Fact-checkers and race-baiters were all over him, but outside of being typically sloppy in his sentence construction, there’s nothing racist about anything Trump said. The New York Times protested that some of the inner cities were doing just fine, but Trump didn’t say every inner city was a mess.  He said “some” too. “Trump’s concept of the inner city is about 30 years past its prime,” Nela Richardson, chief economist for national real-estate brokerage Redfin, told MarketWatch. Okay, I’ll buy that: when I was in college, “inner cities” were considered the battle ground of racial inequality, poverty and the scourge of discrimination. That was about when Trump was in school too. But being out of date and not sufficiently informed about the topic he was ranting about doesn’t make him racist, it makes him ignorant and irresponsible.

We already knew that.

  •  “Criminals and unknown Middle Easterners.” Ugh…the caravan again: Trump tweeted that “Criminals and unknown Middle Easterners are mixed in” with the mob. The initial complaint from the news media was that Trump had “no evidence” that this was true, and was stating speculation as fact. Well.
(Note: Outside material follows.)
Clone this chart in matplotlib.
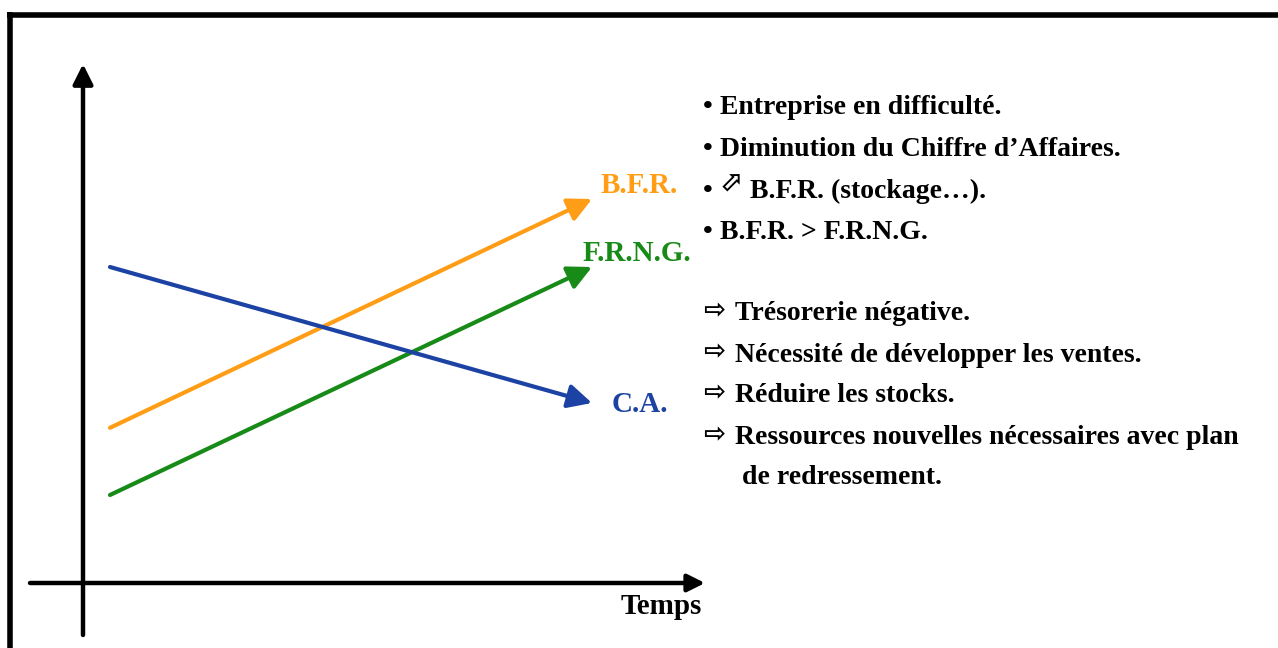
import matplotlib
matplotlib.use("Agg")
import matplotlib.pyplot as plt
from matplotlib.lines import Line2D

# ---- data ----
time = [0, 10]
bfr = [3.88, 9.6]
frng = [2.2, 7.9]
ca = [7.9, 4.5]
series_labels = ["B.F.R.", "F.R.N.G.", "C.A."]
bullets = ["Entreprise en difficulté.",
           "Diminution du Chiffre d\u2019Affaires.",
           "B.F.R. (stockage\u2026).",
           "B.F.R. > F.R.N.G."]
consequences = ["Trésorerie négative.",
                "Nécessité de développer les ventes.",
                "Réduire les stocks.",
                "Ressources nouvelles nécessaires avec plan",
                "de redressement."]
x_label = "Temps"

W, H = 1278, 648
fig = plt.figure(figsize=(W / 100, H / 100), dpi=100)
ax = fig.add_axes([0, 0, 1, 1])
PX_X, PX_Y = 48.2, 40.0          # pixels per data unit
X0, Y0 = 110, 583               # pixel position of data origin
ax.set_xlim(-X0 / PX_X, (W - X0) / PX_X)
ax.set_ylim(-(H - Y0) / PX_Y, Y0 / PX_Y)
ax.axis("off")

def fx(px):
    return px / W

def fy(py):
    return 1 - py / H

# frame (top and left)
fig.add_artist(Line2D([fx(7), 1.0], [fy(14.5), fy(14.5)], color="black", lw=4, solid_capstyle="butt"))
fig.add_artist(Line2D([fx(9.5), fx(9.5)], [fy(12), 0.0], color="black", lw=4, solid_capstyle="butt"))

# axes arrows
yaxis_x = (83 - X0) / PX_X
ax.annotate("", xy=(yaxis_x, (Y0 - 64) / PX_Y), xytext=(yaxis_x, (Y0 - 635) / PX_Y),
            arrowprops=dict(arrowstyle="-|>", lw=3.2, color="black", mutation_scale=30,
                            shrinkA=0, shrinkB=0))
ax.annotate("", xy=((705 - X0) / PX_X, 0), xytext=((30 - X0) / PX_X, 0),
            arrowprops=dict(arrowstyle="-|>", lw=3.2, color="black", mutation_scale=26,
                            shrinkA=0, shrinkB=0))

colors = ["#FF9E16", "#178A17", "#1C43A4"]
for vals, col in zip([bfr, frng, ca], colors):
    ax.annotate("", xy=(time[1], vals[1]), xytext=(time[0], vals[0]),
                arrowprops=dict(arrowstyle="-|>", lw=3, color=col, mutation_scale=36,
                                shrinkA=0, shrinkB=0))

serif = ["Liberation Serif", "DejaVu Serif"]
fs = 20
fsl = 21

label_pos = [(601, 186), (583, 253), (612, 404)]
for lab, (px, py), col in zip(series_labels, label_pos, colors):
    fig.text(fx(px), fy(py), lab, color=col, fontsize=fsl, fontweight="bold",
             family=serif, ha="left", va="center")

fig.text(fx(702), fy(606), x_label, color="black", fontsize=fsl, fontweight="bold",
         family=serif, ha="right", va="center")

# bullet list
by = [107, 149, 191, 233]
for i, (t, py) in enumerate(zip(bullets, by)):
    fig.text(fx(703), fy(py), "\u2022", fontsize=20, fontweight="bold", family=serif,
             ha="left", va="center")
    if i == 2:
        fig.text(fx(719), fy(py - 7), "\u2B00", fontsize=20, fontweight="bold",
                 family=["DejaVu Sans"], ha="left", va="center")
        fig.text(fx(750), fy(py), t, fontsize=fs, fontweight="bold", family=serif,
                 ha="left", va="center")
    else:
        fig.text(fx(720), fy(py), t, fontsize=fs, fontweight="bold", family=serif,
                 ha="left", va="center")

cy = [314, 355, 396, 438, 478]
for i, (t, py) in enumerate(zip(consequences, cy)):
    if i < 4:
        fig.text(fx(703), fy(py - 3), "\u21E8", fontsize=19, fontweight="bold",
                 family=["DejaVu Sans"], ha="left", va="center")
        fig.text(fx(735), fy(py), t, fontsize=fs, fontweight="bold", family=serif,
                 ha="left", va="center")
    else:
        fig.text(fx(742), fy(py), t, fontsize=fs, fontweight="bold", family=serif,
                 ha="left", va="center")

fig.savefig("out.png", dpi=100, facecolor="white")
1) That’s what Trump does regularly on every topic under the sun. Not racist. 2) It was certainly a fair and reasonable assumption. 3) Who knows what he had been told? 4) “Unknown Middle Easterners” meant potential terrorists who had not been vetted, as migrants from certain Middle Eastern countries are required by law to be.

The statement wasn’t racist by any stretch of the imagination, just by extreme confirmation bias by people who want Trump to be racist, who….Oops. “A Few Good Men ” flashback again…

Maybe it’s time for a break.

I’ll finish this in Part II.


6 thoughts on “Newsweek’s “Big Lie” cover (From The Ethics Alarms “Stop Making Me Defend President Trump!” File) [Part I]

  1. I’m assuming that Newsweek published this vile and dishonest cover to obscure or divert attention from the failure of Mueller’s investigation to prove a collusion case. That’s probably a little too conspiratorial, but the more press coverage that I see of the president, the more I’m thinking “soft coup.”

    • The “soft coup” description is appropriate. I am not entirely convinced Newsweek had advance notice ilof Mueller’s report landing on the same day, though I don’t rule it out. The way the media, Democrats, and the intelligence communities have acted for almost 3 years, anything us possible,


  2. It’s an actual Newsweek cover……..I thought it was a badly done parody of some kind. Color me gobsmacked. I’ll now read both posts, I stopped short on seeing that this is a real cover. Wow.

  3. Based on that last sentence I’m eagerly waiting for you to snap and write that post about Col. Jessup being the good guy.